News/Presse Der Mann, der die Neuen betreut

21. 08. 2016

Seit 16 Jahren versorgt Aslan Kurtaran mit seiner Agentur sogenannte Expatriates. Personen also, die Wien seit Jahren zur Stadt mit der weltweit höchsten Lebensqualität wählen.

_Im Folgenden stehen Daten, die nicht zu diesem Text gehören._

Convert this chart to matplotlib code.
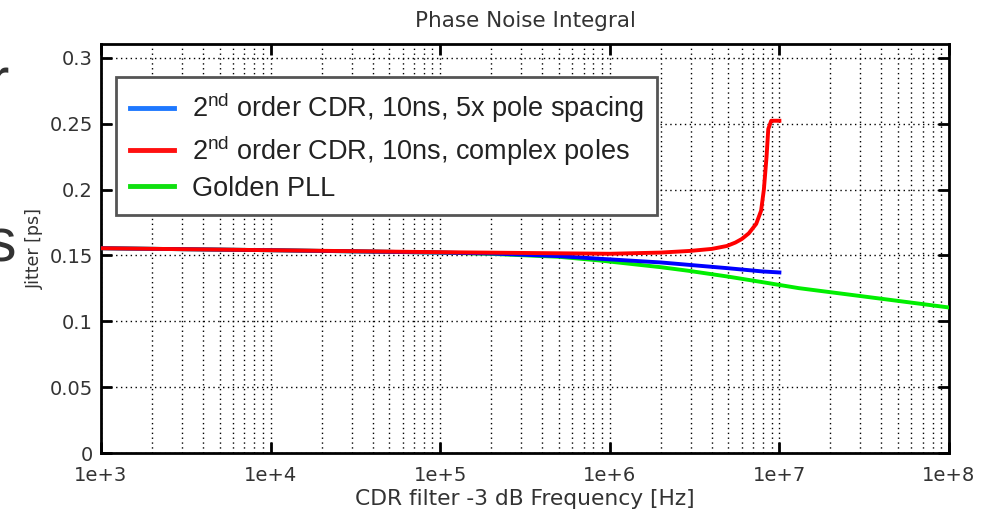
import matplotlib
matplotlib.use("Agg")
import matplotlib.pyplot as plt
from matplotlib.lines import Line2D
from matplotlib.ticker import FixedLocator, LogLocator, NullFormatter

plt.rcParams['mathtext.fontset'] = 'custom'
plt.rcParams['mathtext.rm'] = 'Liberation Sans'
plt.rcParams['mathtext.it'] = 'Liberation Sans'

# data
freq_blue = [1e3, 1e4, 1e5, 2e5, 5e5, 8.7e5, 2e6, 4.9e6, 7.9e6, 1e7]
jit_blue = [0.1555, 0.1540, 0.1522, 0.1515, 0.1495, 0.1475, 0.1447, 0.1404, 0.1379, 0.1371]

freq_red = [1e3, 1e4, 1e5, 1e6, 2e6, 3e6, 4e6, 4.9e6, 5.5e6, 6e6, 6.6e6, 7.3e6, 7.8e6,
            8.1e6, 8.4e6, 8.6e6, 8.95e6, 1e7]
jit_red = [0.1555, 0.1540, 0.1525, 0.1513, 0.1522, 0.1535, 0.1550, 0.1572, 0.1598,
           0.1625, 0.1668, 0.1740, 0.1840, 0.2000, 0.2250, 0.2460, 0.2523, 0.2523]

freq_green = [1e3, 1e4, 1e5, 2e5, 5e5, 8.7e5, 2e6, 2.9e6, 4.9e6, 7.9e6, 1.3e7, 3e7, 1e8]
jit_green = [0.1555, 0.1540, 0.1522, 0.1512, 0.1490, 0.1462, 0.1411, 0.1384, 0.1341,
             0.1298, 0.1252, 0.1192, 0.1105]

labels = ['2$^{\\rm nd}$ order CDR, 10ns, 5x pole spacing',
          '2$^{\\rm nd}$ order CDR, 10ns, complex poles',
          'Golden PLL']
y_ticks = [0, 0.05, 0.1, 0.15, 0.2, 0.25, 0.3]
y_ticklabels = ['0', '0.05', '0.1', '0.15', '0.2', '0.25', '0.3']
x_ticks = [1e3, 1e4, 1e5, 1e6, 1e7, 1e8]
x_ticklabels = ['1e+3', '1e+4', '1e+5', '1e+6', '1e+7', '1e+8']

fig = plt.figure(figsize=(9.96, 5.09), dpi=100)
ax = fig.add_axes([0.1014, 0.110, 0.8514, 0.8036])

ax.plot(freq_green, jit_green, color='#00ee00', lw=2.8, zorder=3)
ax.plot(freq_blue, jit_blue, color='#0000ff', lw=2.8, zorder=4)
ax.plot(freq_red, jit_red, color='#ff0000', lw=2.8, zorder=5)

ax.set_xscale('log')
ax.set_xlim(1e3, 1e8)
ax.set_ylim(0, 0.3106)
ax.xaxis.set_major_locator(FixedLocator(x_ticks))
ax.set_xticklabels(x_ticklabels)
ax.xaxis.set_minor_locator(LogLocator(base=10, subs=range(2, 10)))
ax.xaxis.set_minor_formatter(NullFormatter())
ax.set_yticks(y_ticks)
ax.set_yticklabels(y_ticklabels)

dots = (0, (1, 2.5))
ax.grid(True, which='major', axis='both', color='black', linestyle=dots, lw=1.0)
ax.grid(True, which='minor', axis='x', color='black', linestyle=dots, lw=1.0)

ax.tick_params(which='major', direction='in', length=8, width=2,
               top=True, right=True, labelsize=14, labelcolor='#333333')
ax.tick_params(axis='x', pad=9)
ax.tick_params(axis='y', pad=6)
ax.tick_params(which='minor', length=0)
for sp in ax.spines.values():
    sp.set_linewidth(2)

ax.set_title('Phase Noise Integral', fontsize=15.5, color='#333333', pad=12)
ax.set_xlabel('CDR filter -3 dB Frequency [Hz]', fontsize=15.7, color='#333333', labelpad=3)
ax.set_ylabel('Jitter [ps]', fontsize=12.5, color='#333333', labelpad=4)

handles = [Line2D([], [], color='#1e78ff', lw=3.5),
           Line2D([], [], color='#ff1010', lw=3.5),
           Line2D([], [], color='#10e010', lw=3.5)]
leg = ax.legend(handles, labels, loc='upper left', bbox_to_anchor=(0.0177, 0.919),
                borderaxespad=0, prop={'family': 'Liberation Sans', 'size': 19.5},
                fancybox=False, framealpha=1, edgecolor='#555555', handlelength=1.65,
                handletextpad=0.65, borderpad=0.5, labelspacing=0.3)
leg.get_frame().set_linewidth(2)
for t in leg.get_texts():
    t.set_color('#222222')

# cut-off letters of the slide at the left edge
fig.text(16 / 996, 1 - 262 / 509, 's', fontsize=44, color='#333333',
         ha='right', va='baseline', family='Liberation Sans')
fig.text(9 / 996, 1 - 100 / 509, 'r', fontsize=44, color='#333333',
         ha='right', va='baseline', family='Liberation Sans')

fig.savefig('out.png', dpi=100)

Wer kennt sie nicht, die jährliche Studie des Beratungsunternehmens Mercer, in der Wien heuer zum achten Mal in Folge zur Stadt mit der weltweit höchsten Lebensqualität gewählt wurde? Vor Metropolen wie Zürich, Auckland, München und Vancouver. Berücksichtigt werden dabei politische, soziale, wirtschaftliche und umweltorientierte Kriterien. Hinzu kommen Faktoren wie persönliche Sicherheit, Gesundheit, Bildungs- und Verkehrsangebote sowie andere öffentliche Dienstleistungen. Die Ergebnisse basieren aber nicht auf den Erfahrungen der „gewöhnlichen“ Bevölkerung, sondern bieten einen Vergleich der Lebensumstände von Expatriates in insgesamt 230 Großstädten. Personen also, die von ihren Unternehmen, Organisationen und Ländern für eine bestimmte Zeit nach Wien entsandt werden. Darunter etwa Mitarbeiter von Botschaften bzw. Konsulaten, der UNO, OSZE, Opec sowie Führungskräfte internationaler Konzerne aus allen möglichen Ländern, die verschiedensten Berufen nachgehen.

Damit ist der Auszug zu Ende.